STATED GOAL:
Without the pictures, return all of the material exactly as written.

PROVIDED MATERIAL:
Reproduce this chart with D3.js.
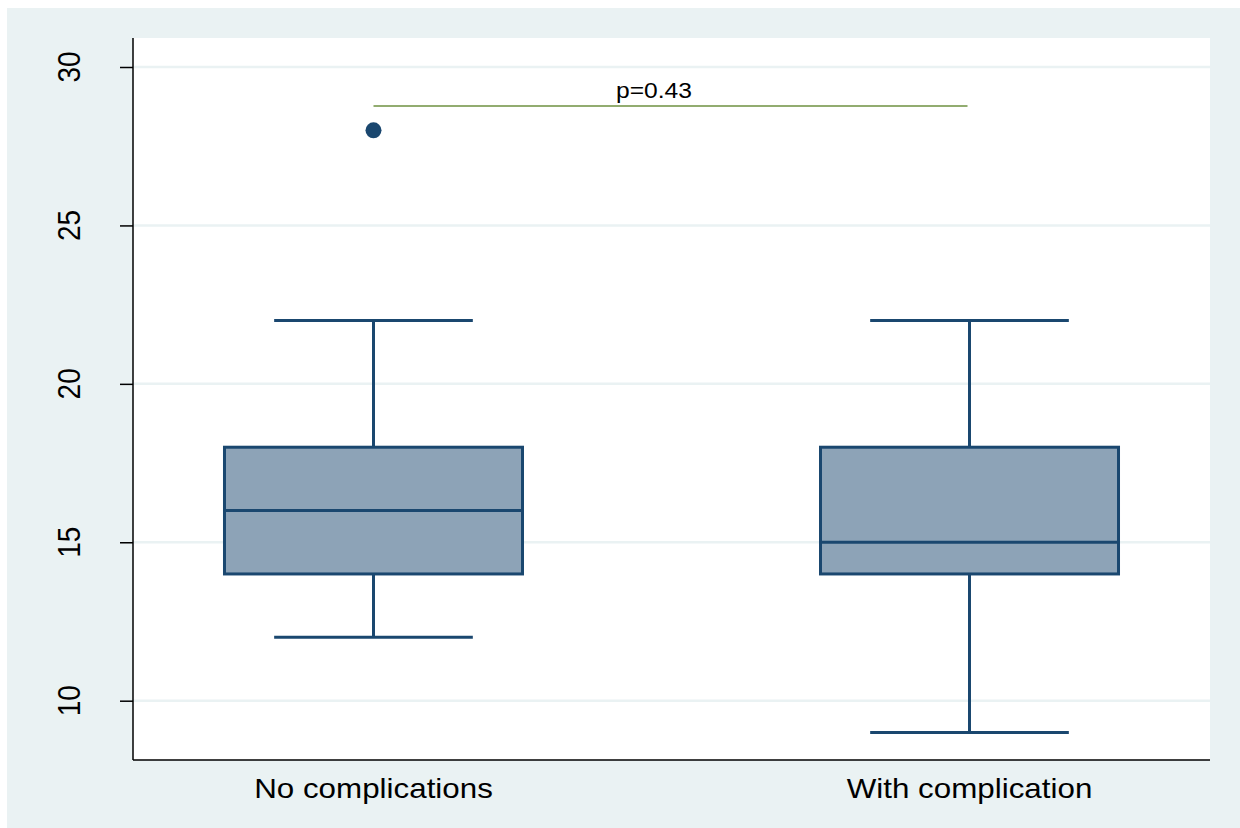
<!DOCTYPE html>
<html><head><meta charset="utf-8">
<script src="https://cdn.jsdelivr.net/npm/d3@7"></script>
<style>body{margin:0;background:#fff}svg{display:block}</style>
</head><body>
<svg id="c" width="1240" height="828"></svg>
<script>
const categories = ["No complications", "With complication"];
const mins = [12, 9];
const q1s = [14, 14];
const medians = [16, 15];
const q3s = [18, 18];
const maxs = [22, 22];
const outliers = [[28], []];
const yTicks = [10, 15, 20, 25, 30];
const pLabel = "p=0.43";
const pLevel = 28.77;

const svg = d3.select("#c");
const L = 133, R = 1210, T = 38, B = 760;
const sx = 1.12;
const navy = "#1a476f";

svg.append("rect").attr("x", 7).attr("y", 8).attr("width", 1240).attr("height", 820).attr("fill", "#eaf2f3");
svg.append("rect").attr("x", L).attr("y", T).attr("width", R - L).attr("height", B - T).attr("fill", "#fff");

const y = d3.scaleLinear().domain([10, 30]).range([700.7, 67]);
const x = d3.scalePoint().domain(categories).range([L, R]).padding(0.4035);
const step = x.step();

// gridlines
svg.append("g").selectAll("line").data(yTicks).join("line")
  .attr("x1", L).attr("x2", R).attr("y1", d => y(d)).attr("y2", d => y(d))
  .attr("stroke", "#eaf2f3").attr("stroke-width", 2.5);

// axes
const yAxis = d3.axisLeft(y).tickValues(yTicks).tickSize(13).tickFormat("");
const gy = svg.append("g").attr("transform", `translate(${L},0)`).call(yAxis);
gy.select(".domain").remove();
gy.selectAll(".tick line").attr("stroke", "#000").attr("stroke-width", 1.5);
svg.append("line").attr("x1", L).attr("x2", L).attr("y1", T).attr("y2", B).attr("stroke", "#000").attr("stroke-width", 1.5);
svg.append("line").attr("x1", L).attr("x2", R).attr("y1", B).attr("y2", B).attr("stroke", "#000").attr("stroke-width", 1.5);

// y tick labels (rotated)
svg.append("g").selectAll("text").data(yTicks).join("text")
  .attr("transform", d => `translate(80,${y(d)}) scale(${sx},1) rotate(-90)`)
  .attr("text-anchor", "middle")
  .attr("font-family", "Liberation Sans, Arial, sans-serif")
  .attr("font-size", 28).attr("fill", "#000")
  .text(d => d);

// x labels
svg.append("g").selectAll("text").data(categories).join("text")
  .attr("transform", d => `translate(${x(d)},797.5) scale(${sx},1)`)
  .attr("text-anchor", "middle")
  .attr("font-family", "Liberation Sans, Arial, sans-serif")
  .attr("font-size", 28).attr("fill", "#000")
  .text(d => d);

const boxW = step * 0.5, capW = step / 3;
const g = svg.append("g");
categories.forEach((c, i) => {
  const cx = x(c);
  const gg = g.append("g");
  gg.append("line").attr("x1", cx).attr("x2", cx).attr("y1", y(q3s[i])).attr("y2", y(maxs[i])).attr("stroke", navy).attr("stroke-width", 3);
  gg.append("line").attr("x1", cx).attr("x2", cx).attr("y1", y(q1s[i])).attr("y2", y(mins[i])).attr("stroke", navy).attr("stroke-width", 3);
  gg.append("line").attr("x1", cx - capW / 2).attr("x2", cx + capW / 2).attr("y1", y(maxs[i])).attr("y2", y(maxs[i])).attr("stroke", navy).attr("stroke-width", 3);
  gg.append("line").attr("x1", cx - capW / 2).attr("x2", cx + capW / 2).attr("y1", y(mins[i])).attr("y2", y(mins[i])).attr("stroke", navy).attr("stroke-width", 3);
  gg.append("rect").attr("x", cx - boxW / 2).attr("width", boxW)
    .attr("y", y(q3s[i])).attr("height", y(q1s[i]) - y(q3s[i]))
    .attr("fill", "#8da3b7").attr("stroke", navy).attr("stroke-width", 3);
  gg.append("line").attr("x1", cx - boxW / 2).attr("x2", cx + boxW / 2).attr("y1", y(medians[i])).attr("y2", y(medians[i])).attr("stroke", navy).attr("stroke-width", 3);
  gg.selectAll("circle").data(outliers[i]).join("circle")
    .attr("cx", cx).attr("cy", d => y(d)).attr("r", 8).attr("fill", navy);
});

// p-value bracket
svg.append("line").attr("x1", x(categories[0])).attr("x2", x(categories[1]) - 2)
  .attr("y1", y(pLevel)).attr("y2", y(pLevel)).attr("stroke", "#6e9040").attr("stroke-width", 1.5);
svg.append("text").attr("transform", `translate(654,97.5) scale(${sx},1)`)
  .attr("text-anchor", "middle")
  .attr("font-family", "Liberation Sans, Arial, sans-serif")
  .attr("font-size", 22).attr("fill", "#000").text(pLabel);
</script>
</body></html>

SOLUTION TO THIS EXERCISE:
Reproduce this chart with D3.js.
<!DOCTYPE html>
<html><head><meta charset="utf-8">
<script src="https://cdn.jsdelivr.net/npm/d3@7"></script>
<style>body{margin:0;background:#fff}svg{display:block}</style>
</head><body>
<svg id="c" width="1240" height="828"></svg>
<script>
const categories = ["No complications", "With complication"];
const mins = [12, 9];
const q1s = [14, 14];
const medians = [16, 15];
const q3s = [18, 18];
const maxs = [22, 22];
const outliers = [[28], []];
const yTicks = [10, 15, 20, 25, 30];
const pLabel = "p=0.43";
const pLevel = 28.77;

const svg = d3.select("#c");
const L = 133, R = 1210, T = 38, B = 760;
const sx = 1.12;
const navy = "#1a476f";

svg.append("rect").attr("x", 7).attr("y", 8).attr("width", 1240).attr("height", 820).attr("fill", "#eaf2f3");
svg.append("rect").attr("x", L).attr("y", T).attr("width", R - L).attr("height", B - T).attr("fill", "#fff");

const y = d3.scaleLinear().domain([10, 30]).range([700.7, 67]);
const x = d3.scalePoint().domain(categories).range([L, R]).padding(0.4035);
const step = x.step();

// gridlines
svg.append("g").selectAll("line").data(yTicks).join("line")
  .attr("x1", L).attr("x2", R).attr("y1", d => y(d)).attr("y2", d => y(d))
  .attr("stroke", "#eaf2f3").attr("stroke-width", 2.5);

// axes
const yAxis = d3.axisLeft(y).tickValues(yTicks).tickSize(13).tickFormat("");
const gy = svg.append("g").attr("transform", `translate(${L},0)`).call(yAxis);
gy.select(".domain").remove();
gy.selectAll(".tick line").attr("stroke", "#000").attr("stroke-width", 1.5);
svg.append("line").attr("x1", L).attr("x2", L).attr("y1", T).attr("y2", B).attr("stroke", "#000").attr("stroke-width", 1.5);
svg.append("line").attr("x1", L).attr("x2", R).attr("y1", B).attr("y2", B).attr("stroke", "#000").attr("stroke-width", 1.5);

// y tick labels (rotated)
svg.append("g").selectAll("text").data(yTicks).join("text")
  .attr("transform", d => `translate(80,${y(d)}) scale(${sx},1) rotate(-90)`)
  .attr("text-anchor", "middle")
  .attr("font-family", "Liberation Sans, Arial, sans-serif")
  .attr("font-size", 28).attr("fill", "#000")
  .text(d => d);

// x labels
svg.append("g").selectAll("text").data(categories).join("text")
  .attr("transform", d => `translate(${x(d)},797.5) scale(${sx},1)`)
  .attr("text-anchor", "middle")
  .attr("font-family", "Liberation Sans, Arial, sans-serif")
  .attr("font-size", 28).attr("fill", "#000")
  .text(d => d);

const boxW = step * 0.5, capW = step / 3;
const g = svg.append("g");
categories.forEach((c, i) => {
  const cx = x(c);
  const gg = g.append("g");
  gg.append("line").attr("x1", cx).attr("x2", cx).attr("y1", y(q3s[i])).attr("y2", y(maxs[i])).attr("stroke", navy).attr("stroke-width", 3);
  gg.append("line").attr("x1", cx).attr("x2", cx).attr("y1", y(q1s[i])).attr("y2", y(mins[i])).attr("stroke", navy).attr("stroke-width", 3);
  gg.append("line").attr("x1", cx - capW / 2).attr("x2", cx + capW / 2).attr("y1", y(maxs[i])).attr("y2", y(maxs[i])).attr("stroke", navy).attr("stroke-width", 3);
  gg.append("line").attr("x1", cx - capW / 2).attr("x2", cx + capW / 2).attr("y1", y(mins[i])).attr("y2", y(mins[i])).attr("stroke", navy).attr("stroke-width", 3);
  gg.append("rect").attr("x", cx - boxW / 2).attr("width", boxW)
    .attr("y", y(q3s[i])).attr("height", y(q1s[i]) - y(q3s[i]))
    .attr("fill", "#8da3b7").attr("stroke", navy).attr("stroke-width", 3);
  gg.append("line").attr("x1", cx - boxW / 2).attr("x2", cx + boxW / 2).attr("y1", y(medians[i])).attr("y2", y(medians[i])).attr("stroke", navy).attr("stroke-width", 3);
  gg.selectAll("circle").data(outliers[i]).join("circle")
    .attr("cx", cx).attr("cy", d => y(d)).attr("r", 8).attr("fill", navy);
});

// p-value bracket
svg.append("line").attr("x1", x(categories[0])).attr("x2", x(categories[1]) - 2)
  .attr("y1", y(pLevel)).attr("y2", y(pLevel)).attr("stroke", "#6e9040").attr("stroke-width", 1.5);
svg.append("text").attr("transform", `translate(654,97.5) scale(${sx},1)`)
  .attr("text-anchor", "middle")
  .attr("font-family", "Liberation Sans, Arial, sans-serif")
  .attr("font-size", 22).attr("fill", "#000").text(pLabel);
</script>
</body></html>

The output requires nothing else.